>>>
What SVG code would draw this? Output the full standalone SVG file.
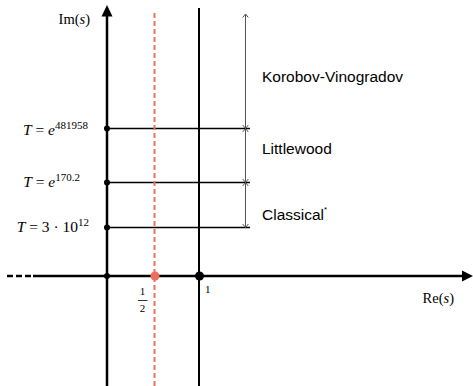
<svg xmlns="http://www.w3.org/2000/svg" width="473" height="386" viewBox="0 0 473 386">
<style>
.serif{font-family:"Liberation Serif","Times New Roman",serif;fill:#000}
.sans{font-family:"Liberation Sans",Arial,sans-serif;fill:#000;font-size:15.5px}
.hl{stroke:#000;stroke-width:1.3}
.dim{stroke:#555;stroke-width:1;fill:none;marker-start:url(#oa);marker-end:url(#oa)}
</style>
<defs>
<marker id="oa" viewBox="0 0 8 8" refX="7" refY="4" markerWidth="8" markerHeight="8" markerUnits="userSpaceOnUse" orient="auto-start-reverse">
<path d="M3.5,1.2 L7,4 L3.5,6.8" fill="none" stroke="#555" stroke-width="1"/>
</marker>
</defs>
<rect width="473" height="386" fill="#fff"/>
<g id="connectors">
<line class="hl" x1="107" y1="128.5" x2="250" y2="128.5"/>
<line class="hl" x1="107" y1="182.5" x2="250" y2="182.5"/>
<line class="hl" x1="107" y1="227.5" x2="250" y2="227.5"/>
<line class="dim" x1="245.5" y1="14" x2="245.5" y2="128.5"/>
<line class="dim" x1="245.5" y1="128.5" x2="245.5" y2="182.5"/>
<line class="dim" x1="245.5" y1="182.5" x2="245.5" y2="227.5"/>
</g>
<g id="axes">
<line x1="107" y1="15" x2="107" y2="386" stroke="#000" stroke-width="2.5"/>
<polygon points="107,5 101.5,16.5 112.5,16.5" fill="#000"/>
<line x1="154.5" y1="13" x2="154.5" y2="386" stroke="#ef6f5e" stroke-width="2" stroke-dasharray="5,3"/>
<line x1="199" y1="8" x2="199" y2="386" stroke="#000" stroke-width="2"/>
<line x1="7" y1="276" x2="33" y2="276" stroke="#000" stroke-width="2.5" stroke-dasharray="6,3"/>
<line x1="33" y1="276" x2="464" y2="276" stroke="#000" stroke-width="2.5"/>
<polygon points="473,276 462,270.5 462,281.5" fill="#000"/>
</g>
<g id="points">
<circle cx="107" cy="128.5" r="3"/>
<circle cx="107" cy="182.5" r="3"/>
<circle cx="107" cy="227.5" r="3"/>
<circle cx="107" cy="276" r="3"/>
<circle cx="155" cy="276" r="4.5" fill="#ef6f5e"/>
<circle cx="199.5" cy="276" r="4.5"/>
</g>
<g id="labels">
<text class="serif" x="90" y="24" font-size="14.5" text-anchor="end">Im(<tspan font-style="italic">s</tspan>)</text>
<text class="serif" x="454" y="303" font-size="14.5" text-anchor="end">Re(<tspan font-style="italic">s</tspan>)</text>
<text class="serif" x="88" y="135" font-size="15.5" text-anchor="end"><tspan font-style="italic">T</tspan> = <tspan font-style="italic">e</tspan><tspan font-size="11" dy="-6">481958</tspan></text>
<text class="serif" x="80" y="187" font-size="15.5" text-anchor="end"><tspan font-style="italic">T</tspan> = <tspan font-style="italic">e</tspan><tspan font-size="11" dy="-6">170.2</tspan></text>
<text class="serif" x="89" y="232" font-size="15.5" text-anchor="end"><tspan font-style="italic">T</tspan> = 3 · 10<tspan font-size="11" dy="-6">12</tspan></text>
<text class="serif" x="205" y="293" font-size="11">1</text>
<text class="serif" x="142.5" y="295" font-size="11" text-anchor="middle">1</text>
<line x1="138" y1="300.5" x2="147.5" y2="300.5" stroke="#000" stroke-width="0.8"/>
<text class="serif" x="142.5" y="312" font-size="11" text-anchor="middle">2</text>
</g>
<g id="regions">
<text class="sans" x="262" y="82">Korobov-Vinogradov</text>
<text class="sans" x="262" y="154">Littlewood</text>
<text class="sans" x="262" y="220">Classical<tspan font-size="8" dy="-8">*</tspan></text>
</g>
</svg>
<<<
_Do this:_ Write the full listing out again with every line unchanged, but include no pictures.

_Exercise output:_
What SVG code would draw this? Output the full standalone SVG file.
<svg xmlns="http://www.w3.org/2000/svg" width="473" height="386" viewBox="0 0 473 386">
<style>
.serif{font-family:"Liberation Serif","Times New Roman",serif;fill:#000}
.sans{font-family:"Liberation Sans",Arial,sans-serif;fill:#000;font-size:15.5px}
.hl{stroke:#000;stroke-width:1.3}
.dim{stroke:#555;stroke-width:1;fill:none;marker-start:url(#oa);marker-end:url(#oa)}
</style>
<defs>
<marker id="oa" viewBox="0 0 8 8" refX="7" refY="4" markerWidth="8" markerHeight="8" markerUnits="userSpaceOnUse" orient="auto-start-reverse">
<path d="M3.5,1.2 L7,4 L3.5,6.8" fill="none" stroke="#555" stroke-width="1"/>
</marker>
</defs>
<rect width="473" height="386" fill="#fff"/>
<g id="connectors">
<line class="hl" x1="107" y1="128.5" x2="250" y2="128.5"/>
<line class="hl" x1="107" y1="182.5" x2="250" y2="182.5"/>
<line class="hl" x1="107" y1="227.5" x2="250" y2="227.5"/>
<line class="dim" x1="245.5" y1="14" x2="245.5" y2="128.5"/>
<line class="dim" x1="245.5" y1="128.5" x2="245.5" y2="182.5"/>
<line class="dim" x1="245.5" y1="182.5" x2="245.5" y2="227.5"/>
</g>
<g id="axes">
<line x1="107" y1="15" x2="107" y2="386" stroke="#000" stroke-width="2.5"/>
<polygon points="107,5 101.5,16.5 112.5,16.5" fill="#000"/>
<line x1="154.5" y1="13" x2="154.5" y2="386" stroke="#ef6f5e" stroke-width="2" stroke-dasharray="5,3"/>
<line x1="199" y1="8" x2="199" y2="386" stroke="#000" stroke-width="2"/>
<line x1="7" y1="276" x2="33" y2="276" stroke="#000" stroke-width="2.5" stroke-dasharray="6,3"/>
<line x1="33" y1="276" x2="464" y2="276" stroke="#000" stroke-width="2.5"/>
<polygon points="473,276 462,270.5 462,281.5" fill="#000"/>
</g>
<g id="points">
<circle cx="107" cy="128.5" r="3"/>
<circle cx="107" cy="182.5" r="3"/>
<circle cx="107" cy="227.5" r="3"/>
<circle cx="107" cy="276" r="3"/>
<circle cx="155" cy="276" r="4.5" fill="#ef6f5e"/>
<circle cx="199.5" cy="276" r="4.5"/>
</g>
<g id="labels">
<text class="serif" x="90" y="24" font-size="14.5" text-anchor="end">Im(<tspan font-style="italic">s</tspan>)</text>
<text class="serif" x="454" y="303" font-size="14.5" text-anchor="end">Re(<tspan font-style="italic">s</tspan>)</text>
<text class="serif" x="88" y="135" font-size="15.5" text-anchor="end"><tspan font-style="italic">T</tspan> = <tspan font-style="italic">e</tspan><tspan font-size="11" dy="-6">481958</tspan></text>
<text class="serif" x="80" y="187" font-size="15.5" text-anchor="end"><tspan font-style="italic">T</tspan> = <tspan font-style="italic">e</tspan><tspan font-size="11" dy="-6">170.2</tspan></text>
<text class="serif" x="89" y="232" font-size="15.5" text-anchor="end"><tspan font-style="italic">T</tspan> = 3 · 10<tspan font-size="11" dy="-6">12</tspan></text>
<text class="serif" x="205" y="293" font-size="11">1</text>
<text class="serif" x="142.5" y="295" font-size="11" text-anchor="middle">1</text>
<line x1="138" y1="300.5" x2="147.5" y2="300.5" stroke="#000" stroke-width="0.8"/>
<text class="serif" x="142.5" y="312" font-size="11" text-anchor="middle">2</text>
</g>
<g id="regions">
<text class="sans" x="262" y="82">Korobov-Vinogradov</text>
<text class="sans" x="262" y="154">Littlewood</text>
<text class="sans" x="262" y="220">Classical<tspan font-size="8" dy="-8">*</tspan></text>
</g>
</svg>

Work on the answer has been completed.